Starting low and increasing gradually is practical advice, not just a cliché. A reasonable starting point is 10 to 25 mg per day, increasing by 5 to 10 mg every few days if you’re not noticing effects. Because oral bioavailability is so low, the amount on the label doesn’t equal the amount your body actually uses. Taking your dose with fatty food, as noted above, is one of the simplest ways to get more from less.
Drug Interactions to Know About
CBD is processed by the same liver enzyme system that metabolizes a long list of common medications. When CBD occupies those enzymes, other drugs can build up to higher-than-expected levels in your blood. This is especially important for medications with a narrow margin between an effective dose and a harmful one, including blood thinners, beta blockers, antidepressants, and antipsychotic medications.
One clinical trial found that common CBD doses (200 to 800 mg per day) significantly increased blood levels of certain antidepressants in patients taking them. Another study in epilepsy patients found that increasing CBD doses changed the blood levels of multiple anti-seizure medications. If you take any prescription medication, this interaction is worth a conversation with your pharmacist or prescriber before adding CBD to your routine.

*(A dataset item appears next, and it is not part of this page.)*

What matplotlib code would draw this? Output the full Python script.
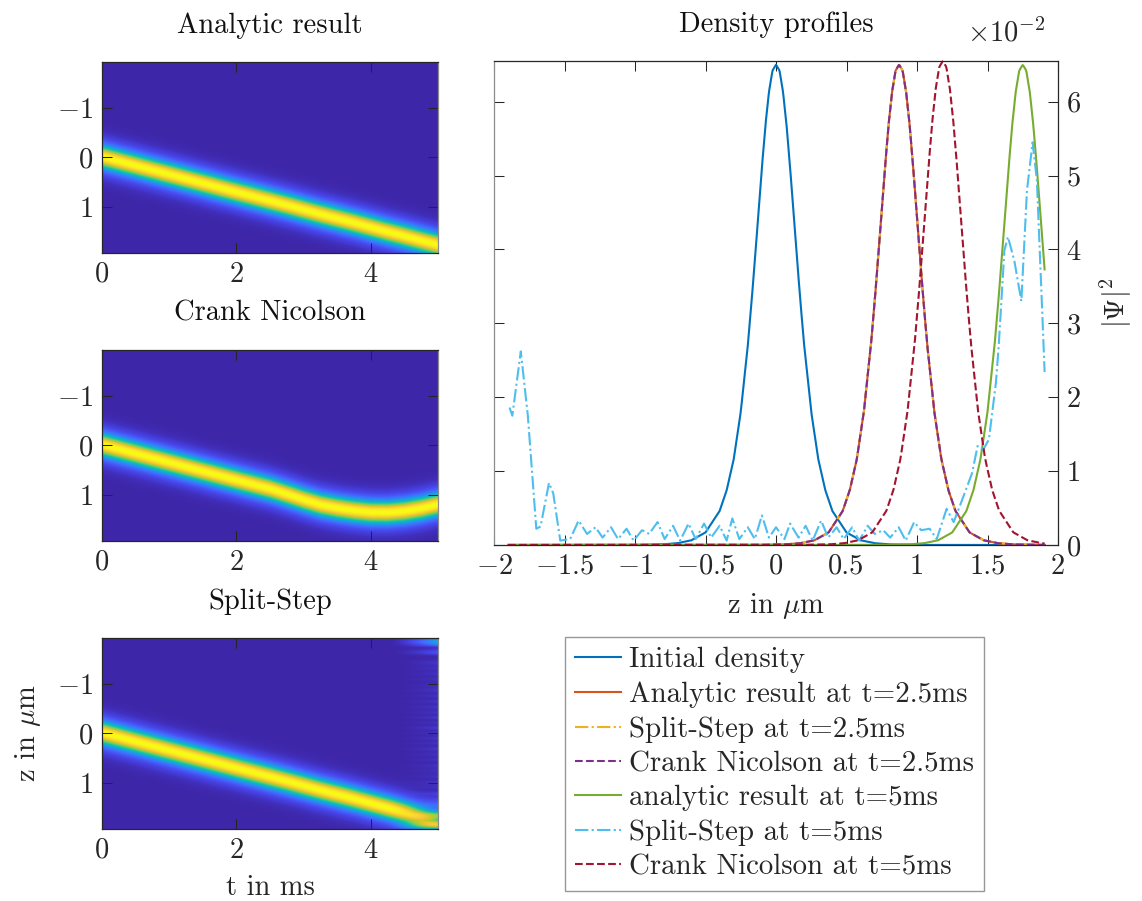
import numpy as np
import matplotlib
matplotlib.use("Agg")
import matplotlib.pyplot as plt
from matplotlib.colors import LinearSegmentedColormap
from matplotlib.lines import Line2D
from matplotlib.ticker import ScalarFormatter

plt.rcParams['font.family'] = 'cmr10'
plt.rcParams['mathtext.fontset'] = 'cm'
plt.rcParams['axes.formatter.use_mathtext'] = True
plt.rcParams['axes.unicode_minus'] = True

FS = 20.5
INK = '#262626'

# soliton density profile |psi|^2 (units of 1e-2) vs distance from its centre
prof_d = [0.0, 0.025, 0.05, 0.075, 0.1, 0.125, 0.15, 0.175, 0.2, 0.25, 0.3, 0.35, 0.4, 0.5, 0.6, 0.7, 0.8, 1.0, 4.0]
prof_v = [6.5, 6.42, 6.13, 5.68, 5.11, 4.48, 3.85, 3.25, 2.70, 1.80, 1.16, 0.74, 0.46, 0.17, 0.064, 0.024, 0.009, 0.001, 0.0]

# grid of the simulation
z_lo, z_hi = -1.9, 1.905

# peak positions / heights of the snapshots
centre_init = 0.0
centre_25 = 0.873
centre_an5 = 1.75
centre_cn5 = 1.183
peak_cn5 = 6.55

# soliton centre vs time (ms)
track_t = [0, 1, 2, 2.25, 2.5, 2.75, 3, 3.25, 3.5, 3.75, 4, 4.25, 4.5, 4.75, 5]
track_analytic = [0, 0.35, 0.70, 0.787, 0.873, 0.96, 1.05, 1.14, 1.225, 1.31, 1.40, 1.49, 1.575, 1.665, 1.75]
track_cn = [0, 0.35, 0.70, 0.787, 0.873, 0.98, 1.09, 1.19, 1.255, 1.305, 1.338, 1.342, 1.315, 1.26, 1.183]

# split-step density at t = 5 ms (units of 1e-2)
ss5_z = [-1.89, -1.87, -1.81, -1.76, -1.70, -1.67, -1.61, -1.58, -1.53, -1.46,
         -1.40, -1.34, -1.28, -1.23, -1.17, -1.12, -1.06, -1.01, -0.95, -0.90,
         -0.84, -0.79, -0.73, -0.68, -0.62, -0.57, -0.51, -0.46, -0.40, -0.35,
         -0.31, -0.26, -0.20, -0.15, -0.10, -0.05, 0.00, 0.06, 0.10, 0.16,
         0.21, 0.26, 0.32, 0.37, 0.43, 0.48, 0.54, 0.59, 0.65, 0.70,
         0.76, 0.81, 0.87, 0.92, 0.98, 1.03, 1.09, 1.14, 1.21, 1.26,
         1.32, 1.39, 1.43, 1.47, 1.51, 1.56, 1.58, 1.62, 1.645, 1.69,
         1.74, 1.78, 1.82, 1.85, 1.89, 1.905]
ss5_v = [1.86, 1.75, 2.62, 1.75, 0.22, 0.25, 0.84, 0.70, 0.06, 0.08,
         0.33, 0.15, 0.24, 0.10, 0.24, 0.08, 0.22, 0.06, 0.20, 0.15,
         0.31, 0.08, 0.26, 0.06, 0.29, 0.08, 0.29, 0.10, 0.26, 0.06,
         0.36, 0.08, 0.24, 0.08, 0.40, 0.10, 0.24, 0.08, 0.29, 0.10,
         0.26, 0.06, 0.33, 0.10, 0.24, 0.08, 0.24, 0.06, 0.26, 0.15,
         0.20, 0.10, 0.24, 0.06, 0.31, 0.20, 0.22, 0.08, 0.49, 0.31,
         0.61, 0.97, 1.34, 1.29, 1.43, 2.20, 2.71, 3.99, 4.17, 3.85,
         3.30, 4.80, 5.45, 4.94, 3.07, 2.34]

labels = ['Initial density', 'Analytic result at t=2.5ms', 'Split-Step at t=2.5ms',
          'Crank Nicolson at t=2.5ms', 'analytic result at t=5ms',
          'Split-Step at t=5ms', 'Crank Nicolson at t=5ms']
colors = ['#0072BD', '#D95319', '#EDB120', '#7E2F8E', '#77AC30', '#4DBEEE', '#A2142F']
styles = ['-', '-', '-.', '--', '-', '-.', '--']

# parula-like colour map
parula = LinearSegmentedColormap.from_list('parula', [
    (0.2422, 0.1504, 0.6603), (0.2717, 0.2426, 0.8637), (0.2810, 0.3228, 0.9579),
    (0.2586, 0.4234, 0.9894), (0.1707, 0.5233, 0.9673), (0.1199, 0.6078, 0.8887),
    (0.0704, 0.6891, 0.8084), (0.0394, 0.7502, 0.7122), (0.2135, 0.7883, 0.5776),
    (0.4012, 0.8064, 0.4143), (0.5891, 0.8100, 0.2692), (0.7572, 0.7950, 0.1620),
    (0.9035, 0.7727, 0.1663), (0.9880, 0.7811, 0.2350), (0.9808, 0.8538, 0.1717),
    (0.9658, 0.9334, 0.1080), (0.9769, 0.9839, 0.0805)])


def profile(z, centre, peak=6.5):
    return np.interp(np.abs(z - centre), prof_d, prof_v) * peak / 6.5


def field(track, t, z):
    c = np.interp(t, track_t, track)
    return profile(z[:, None], c[None, :])


z = np.linspace(z_lo, z_hi, 400)
t = np.linspace(0, 5, 250)

img_an = field(track_analytic, t, z)
img_cn = field(track_cn, t, z)
# split-step: follows the analytic path, breaks up into the t=5ms profile at the end
w = np.clip((t - 4.2) / 0.8, 0, 1) ** 2
img_ss = (1 - w[None, :]) * img_an + w[None, :] * np.interp(z, ss5_z, ss5_v)[:, None]

fig = plt.figure(figsize=(11.42, 9.01), dpi=100)

W, H = 1142, 901
def rect(x0, y0, x1, y1):
    return [x0 / W, 1 - y1 / H, (x1 - x0) / W, (y1 - y0) / H]


def style_axes(ax):
    ax.tick_params(direction='in', length=7.5, width=0.75, top=True, right=True,
                   labelsize=FS, colors=INK, pad=6)
    for s in ax.spines.values():
        s.set_color(INK)
        s.set_linewidth(0.9)


heat = [(img_an, 'Analytic result', 61.7), (img_cn, 'Crank Nicolson', 349.7), (img_ss, 'Split-Step', 637.7)]
for i, (img, title, top) in enumerate(heat):
    ax = fig.add_axes(rect(101.7, top, 438.3, top + 191.5))
    ax.imshow(img, cmap=parula, aspect='auto', interpolation='bilinear',
              extent=(0, 5, 1.92, -1.92), vmin=0)
    ax.set_xticks([0, 2, 4])
    ax.set_yticks([-1, 0, 1])
    ax.set_title(title, fontsize=FS, pad=21, color='#111111')
    style_axes(ax)
    ax.spines['right'].set_color('#8c8c8c')
    if i == 2:
        ax.set_xlabel('t in ms', fontsize=FS, color=INK, labelpad=8)
        ax.set_ylabel(r'z in $\mu$m', fontsize=FS, color=INK, labelpad=10)

# density snapshots
zz = np.linspace(z_lo, z_hi, 800)
curves = [
    (zz, profile(zz, centre_init)),
    (zz, profile(zz, centre_25)),
    (zz, profile(zz, centre_25)),
    (zz, profile(zz, centre_25)),
    (zz, profile(zz, centre_an5)),
    (np.array(ss5_z), np.array(ss5_v)),
    (zz, profile(zz, centre_cn5, peak_cn5)),
]

ax = fig.add_axes(rect(494, 61, 1058, 545))
for (x, y), lab, c, ls in zip(curves, labels, colors, styles):
    ax.plot(x, y * 1e-2, ls, color=c, lw=1.5, label=lab, clip_on=False)
ax.set_xlim(-2, 2)
ax.set_ylim(0, peak_cn5 * 1e-2)
ax.set_xticks(np.arange(-2, 2.01, 0.5))
ax.set_xticklabels(['$-2$', '$-1.5$', '$-1$', '$-0.5$', '0', '0.5', '1', '1.5', '2'])
fmt = ScalarFormatter(useMathText=True)
fmt.set_powerlimits((-1, 1))
ax.yaxis.set_major_formatter(fmt)
ax.set_yticks(np.arange(0, 6.01, 1) * 1e-2)
style_axes(ax)
ax.tick_params(axis='y', labelleft=False, labelright=True)
ax.yaxis.set_label_position('right')
ax.yaxis.get_offset_text().set_visible(False)
fig.text(1045 / W, 1 - 42 / H, r'$\times10^{-2}$', fontsize=FS, color=INK,
         ha='right', va='baseline')
ax.spines['left'].set_color('#8c8c8c')
ax.set_title('Density profiles', fontsize=FS, pad=21, color='#111111')
ax.set_xlabel(r'z in $\mu$m', fontsize=FS, color=INK, labelpad=8)
ax.set_ylabel(r'$|\Psi|^2$', fontsize=FS, color=INK, labelpad=12)

handles = [Line2D([], [], color=c, ls=ls, lw=1.5) for c, ls in zip(colors, styles)]
leg = fig.legend(handles, labels, loc='upper left', bbox_to_anchor=(565 / W, 1 - 637 / H),
                 fontsize=20.8, frameon=True, fancybox=False, edgecolor='#7f7f7f',
                 handlelength=1.6, handletextpad=0.25, labelspacing=0.28,
                 borderpad=0.35, borderaxespad=0)
leg.get_frame().set_linewidth(1.0)
for txt in leg.get_texts():
    txt.set_color(INK)

fig.savefig('out.png', dpi=100)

CBD Is Not FDA-Regulated as a Supplement
The FDA has not approved CBD as a dietary supplement or food additive. The only FDA-approved CBD product is a prescription medication used to treat specific seizure disorders in patients one year and older. This means the CBD gummies, oils, and creams sold in stores and online are not held to the same manufacturing, labeling, or purity standards as regulated supplements or pharmaceuticals. Independent testing has repeatedly found products with less CBD than advertised, or with contaminants not listed on the label. Choosing products that provide third-party lab results (certificates of analysis) is one of the few ways to verify what you’re actually getting.